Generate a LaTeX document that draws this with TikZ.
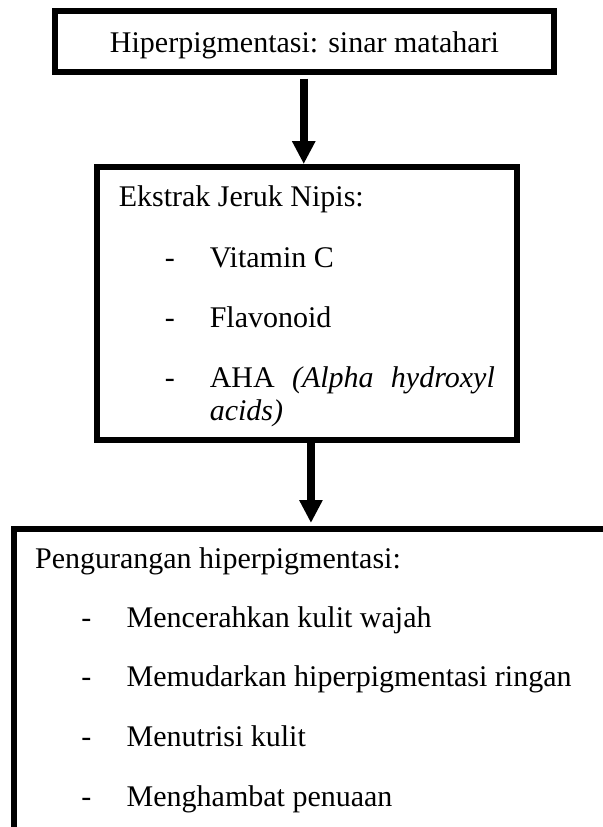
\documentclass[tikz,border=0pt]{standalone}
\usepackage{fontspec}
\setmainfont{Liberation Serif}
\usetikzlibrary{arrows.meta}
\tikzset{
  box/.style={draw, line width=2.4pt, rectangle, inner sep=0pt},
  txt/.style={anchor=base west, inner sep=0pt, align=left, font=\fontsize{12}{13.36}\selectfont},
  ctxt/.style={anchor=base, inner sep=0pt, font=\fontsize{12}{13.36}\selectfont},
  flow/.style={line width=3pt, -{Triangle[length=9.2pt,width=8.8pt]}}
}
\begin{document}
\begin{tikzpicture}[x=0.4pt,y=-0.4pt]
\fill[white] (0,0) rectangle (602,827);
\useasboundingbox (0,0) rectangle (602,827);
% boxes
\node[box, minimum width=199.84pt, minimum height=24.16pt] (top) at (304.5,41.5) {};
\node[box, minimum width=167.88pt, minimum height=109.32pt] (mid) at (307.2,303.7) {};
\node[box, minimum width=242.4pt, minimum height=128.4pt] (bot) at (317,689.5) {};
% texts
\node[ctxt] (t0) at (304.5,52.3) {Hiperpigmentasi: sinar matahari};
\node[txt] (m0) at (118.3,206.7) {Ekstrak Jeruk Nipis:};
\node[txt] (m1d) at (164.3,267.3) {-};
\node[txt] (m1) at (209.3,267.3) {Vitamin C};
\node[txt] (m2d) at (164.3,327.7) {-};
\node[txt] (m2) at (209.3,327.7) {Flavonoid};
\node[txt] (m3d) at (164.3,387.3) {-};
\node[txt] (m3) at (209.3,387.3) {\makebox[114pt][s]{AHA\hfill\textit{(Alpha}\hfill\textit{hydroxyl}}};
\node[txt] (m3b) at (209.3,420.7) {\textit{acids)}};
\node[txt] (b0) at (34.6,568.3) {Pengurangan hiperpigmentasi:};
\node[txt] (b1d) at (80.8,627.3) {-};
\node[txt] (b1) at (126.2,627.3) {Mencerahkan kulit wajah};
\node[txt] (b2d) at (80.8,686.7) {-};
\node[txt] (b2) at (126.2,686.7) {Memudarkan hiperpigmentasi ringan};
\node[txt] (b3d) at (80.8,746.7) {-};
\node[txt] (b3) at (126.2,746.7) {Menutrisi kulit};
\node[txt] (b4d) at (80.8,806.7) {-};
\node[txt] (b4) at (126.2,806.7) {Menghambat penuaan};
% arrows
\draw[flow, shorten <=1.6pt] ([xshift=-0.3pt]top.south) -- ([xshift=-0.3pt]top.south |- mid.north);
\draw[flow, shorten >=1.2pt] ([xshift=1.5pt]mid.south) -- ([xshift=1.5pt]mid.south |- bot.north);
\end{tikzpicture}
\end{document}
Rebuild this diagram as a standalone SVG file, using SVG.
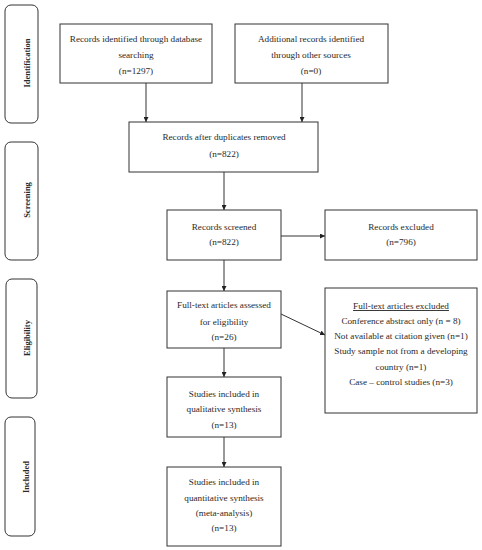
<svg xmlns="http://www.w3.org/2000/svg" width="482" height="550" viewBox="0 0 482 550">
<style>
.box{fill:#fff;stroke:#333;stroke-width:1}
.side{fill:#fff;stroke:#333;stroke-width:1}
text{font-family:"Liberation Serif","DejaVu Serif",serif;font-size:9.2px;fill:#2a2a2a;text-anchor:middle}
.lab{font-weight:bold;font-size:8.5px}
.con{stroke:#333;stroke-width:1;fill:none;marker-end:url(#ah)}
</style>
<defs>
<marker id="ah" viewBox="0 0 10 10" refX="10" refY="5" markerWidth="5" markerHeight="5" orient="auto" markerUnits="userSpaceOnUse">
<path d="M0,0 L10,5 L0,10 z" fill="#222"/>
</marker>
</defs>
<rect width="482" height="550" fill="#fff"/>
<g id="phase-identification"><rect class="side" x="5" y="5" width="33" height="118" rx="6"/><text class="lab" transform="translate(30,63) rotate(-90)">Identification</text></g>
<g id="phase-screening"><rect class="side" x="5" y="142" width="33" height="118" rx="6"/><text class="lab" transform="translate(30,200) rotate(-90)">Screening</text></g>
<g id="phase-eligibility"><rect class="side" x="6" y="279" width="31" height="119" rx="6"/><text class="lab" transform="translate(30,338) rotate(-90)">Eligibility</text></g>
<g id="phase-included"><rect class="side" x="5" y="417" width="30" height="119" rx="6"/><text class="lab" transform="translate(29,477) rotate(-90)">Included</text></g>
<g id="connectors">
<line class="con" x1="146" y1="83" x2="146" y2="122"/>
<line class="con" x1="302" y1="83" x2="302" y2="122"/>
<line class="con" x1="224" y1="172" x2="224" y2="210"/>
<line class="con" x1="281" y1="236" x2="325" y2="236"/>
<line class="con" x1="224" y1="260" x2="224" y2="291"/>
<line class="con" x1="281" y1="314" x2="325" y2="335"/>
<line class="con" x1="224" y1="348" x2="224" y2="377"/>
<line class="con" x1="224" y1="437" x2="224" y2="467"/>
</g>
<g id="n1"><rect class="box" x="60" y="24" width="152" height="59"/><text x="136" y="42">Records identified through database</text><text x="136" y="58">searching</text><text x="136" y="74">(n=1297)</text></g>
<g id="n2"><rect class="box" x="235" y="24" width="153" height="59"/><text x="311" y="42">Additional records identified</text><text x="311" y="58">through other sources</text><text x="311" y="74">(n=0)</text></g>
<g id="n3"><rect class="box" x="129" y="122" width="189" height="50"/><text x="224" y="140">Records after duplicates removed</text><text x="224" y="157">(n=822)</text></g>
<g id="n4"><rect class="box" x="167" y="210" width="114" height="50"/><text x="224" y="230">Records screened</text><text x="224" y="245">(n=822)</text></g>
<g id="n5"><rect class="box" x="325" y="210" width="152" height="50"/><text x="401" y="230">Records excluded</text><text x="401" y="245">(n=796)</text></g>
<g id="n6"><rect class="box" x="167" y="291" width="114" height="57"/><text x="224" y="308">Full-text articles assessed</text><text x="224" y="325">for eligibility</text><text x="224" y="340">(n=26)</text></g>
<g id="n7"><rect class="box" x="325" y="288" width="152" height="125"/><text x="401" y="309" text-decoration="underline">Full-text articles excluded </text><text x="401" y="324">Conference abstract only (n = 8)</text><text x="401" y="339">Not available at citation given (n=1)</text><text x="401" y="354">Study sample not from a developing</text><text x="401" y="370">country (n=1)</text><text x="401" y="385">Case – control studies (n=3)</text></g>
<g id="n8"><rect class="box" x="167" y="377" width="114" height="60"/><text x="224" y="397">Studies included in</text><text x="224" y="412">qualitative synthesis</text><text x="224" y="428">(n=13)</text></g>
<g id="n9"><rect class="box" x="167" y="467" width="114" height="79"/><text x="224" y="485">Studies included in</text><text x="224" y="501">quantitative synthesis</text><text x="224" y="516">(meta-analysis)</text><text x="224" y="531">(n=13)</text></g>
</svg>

==*==

Reproduce every record above exactly, but leave out the pictures.

Generate a LaTeX document that draws this with TikZ.
\documentclass[tikz,border=0pt]{standalone}
\usepackage{fontspec}
\setmainfont{Liberation Serif}
\usetikzlibrary{arrows.meta}
\tikzset{
  box/.style={draw, line width=2.4pt, rectangle, inner sep=0pt},
  txt/.style={anchor=base west, inner sep=0pt, align=left, font=\fontsize{12}{13.36}\selectfont},
  ctxt/.style={anchor=base, inner sep=0pt, font=\fontsize{12}{13.36}\selectfont},
  flow/.style={line width=3pt, -{Triangle[length=9.2pt,width=8.8pt]}}
}
\begin{document}
\begin{tikzpicture}[x=0.4pt,y=-0.4pt]
\fill[white] (0,0) rectangle (602,827);
\useasboundingbox (0,0) rectangle (602,827);
% boxes
\node[box, minimum width=199.84pt, minimum height=24.16pt] (top) at (304.5,41.5) {};
\node[box, minimum width=167.88pt, minimum height=109.32pt] (mid) at (307.2,303.7) {};
\node[box, minimum width=242.4pt, minimum height=128.4pt] (bot) at (317,689.5) {};
% texts
\node[ctxt] (t0) at (304.5,52.3) {Hiperpigmentasi: sinar matahari};
\node[txt] (m0) at (118.3,206.7) {Ekstrak Jeruk Nipis:};
\node[txt] (m1d) at (164.3,267.3) {-};
\node[txt] (m1) at (209.3,267.3) {Vitamin C};
\node[txt] (m2d) at (164.3,327.7) {-};
\node[txt] (m2) at (209.3,327.7) {Flavonoid};
\node[txt] (m3d) at (164.3,387.3) {-};
\node[txt] (m3) at (209.3,387.3) {\makebox[114pt][s]{AHA\hfill\textit{(Alpha}\hfill\textit{hydroxyl}}};
\node[txt] (m3b) at (209.3,420.7) {\textit{acids)}};
\node[txt] (b0) at (34.6,568.3) {Pengurangan hiperpigmentasi:};
\node[txt] (b1d) at (80.8,627.3) {-};
\node[txt] (b1) at (126.2,627.3) {Mencerahkan kulit wajah};
\node[txt] (b2d) at (80.8,686.7) {-};
\node[txt] (b2) at (126.2,686.7) {Memudarkan hiperpigmentasi ringan};
\node[txt] (b3d) at (80.8,746.7) {-};
\node[txt] (b3) at (126.2,746.7) {Menutrisi kulit};
\node[txt] (b4d) at (80.8,806.7) {-};
\node[txt] (b4) at (126.2,806.7) {Menghambat penuaan};
% arrows
\draw[flow, shorten <=1.6pt] ([xshift=-0.3pt]top.south) -- ([xshift=-0.3pt]top.south |- mid.north);
\draw[flow, shorten >=1.2pt] ([xshift=1.5pt]mid.south) -- ([xshift=1.5pt]mid.south |- bot.north);
\end{tikzpicture}
\end{document}
Rebuild this diagram as a standalone SVG file, using SVG.
<svg xmlns="http://www.w3.org/2000/svg" width="482" height="550" viewBox="0 0 482 550">
<style>
.box{fill:#fff;stroke:#333;stroke-width:1}
.side{fill:#fff;stroke:#333;stroke-width:1}
text{font-family:"Liberation Serif","DejaVu Serif",serif;font-size:9.2px;fill:#2a2a2a;text-anchor:middle}
.lab{font-weight:bold;font-size:8.5px}
.con{stroke:#333;stroke-width:1;fill:none;marker-end:url(#ah)}
</style>
<defs>
<marker id="ah" viewBox="0 0 10 10" refX="10" refY="5" markerWidth="5" markerHeight="5" orient="auto" markerUnits="userSpaceOnUse">
<path d="M0,0 L10,5 L0,10 z" fill="#222"/>
</marker>
</defs>
<rect width="482" height="550" fill="#fff"/>
<g id="phase-identification"><rect class="side" x="5" y="5" width="33" height="118" rx="6"/><text class="lab" transform="translate(30,63) rotate(-90)">Identification</text></g>
<g id="phase-screening"><rect class="side" x="5" y="142" width="33" height="118" rx="6"/><text class="lab" transform="translate(30,200) rotate(-90)">Screening</text></g>
<g id="phase-eligibility"><rect class="side" x="6" y="279" width="31" height="119" rx="6"/><text class="lab" transform="translate(30,338) rotate(-90)">Eligibility</text></g>
<g id="phase-included"><rect class="side" x="5" y="417" width="30" height="119" rx="6"/><text class="lab" transform="translate(29,477) rotate(-90)">Included</text></g>
<g id="connectors">
<line class="con" x1="146" y1="83" x2="146" y2="122"/>
<line class="con" x1="302" y1="83" x2="302" y2="122"/>
<line class="con" x1="224" y1="172" x2="224" y2="210"/>
<line class="con" x1="281" y1="236" x2="325" y2="236"/>
<line class="con" x1="224" y1="260" x2="224" y2="291"/>
<line class="con" x1="281" y1="314" x2="325" y2="335"/>
<line class="con" x1="224" y1="348" x2="224" y2="377"/>
<line class="con" x1="224" y1="437" x2="224" y2="467"/>
</g>
<g id="n1"><rect class="box" x="60" y="24" width="152" height="59"/><text x="136" y="42">Records identified through database</text><text x="136" y="58">searching</text><text x="136" y="74">(n=1297)</text></g>
<g id="n2"><rect class="box" x="235" y="24" width="153" height="59"/><text x="311" y="42">Additional records identified</text><text x="311" y="58">through other sources</text><text x="311" y="74">(n=0)</text></g>
<g id="n3"><rect class="box" x="129" y="122" width="189" height="50"/><text x="224" y="140">Records after duplicates removed</text><text x="224" y="157">(n=822)</text></g>
<g id="n4"><rect class="box" x="167" y="210" width="114" height="50"/><text x="224" y="230">Records screened</text><text x="224" y="245">(n=822)</text></g>
<g id="n5"><rect class="box" x="325" y="210" width="152" height="50"/><text x="401" y="230">Records excluded</text><text x="401" y="245">(n=796)</text></g>
<g id="n6"><rect class="box" x="167" y="291" width="114" height="57"/><text x="224" y="308">Full-text articles assessed</text><text x="224" y="325">for eligibility</text><text x="224" y="340">(n=26)</text></g>
<g id="n7"><rect class="box" x="325" y="288" width="152" height="125"/><text x="401" y="309" text-decoration="underline">Full-text articles excluded </text><text x="401" y="324">Conference abstract only (n = 8)</text><text x="401" y="339">Not available at citation given (n=1)</text><text x="401" y="354">Study sample not from a developing</text><text x="401" y="370">country (n=1)</text><text x="401" y="385">Case – control studies (n=3)</text></g>
<g id="n8"><rect class="box" x="167" y="377" width="114" height="60"/><text x="224" y="397">Studies included in</text><text x="224" y="412">qualitative synthesis</text><text x="224" y="428">(n=13)</text></g>
<g id="n9"><rect class="box" x="167" y="467" width="114" height="79"/><text x="224" y="485">Studies included in</text><text x="224" y="501">quantitative synthesis</text><text x="224" y="516">(meta-analysis)</text><text x="224" y="531">(n=13)</text></g>
</svg>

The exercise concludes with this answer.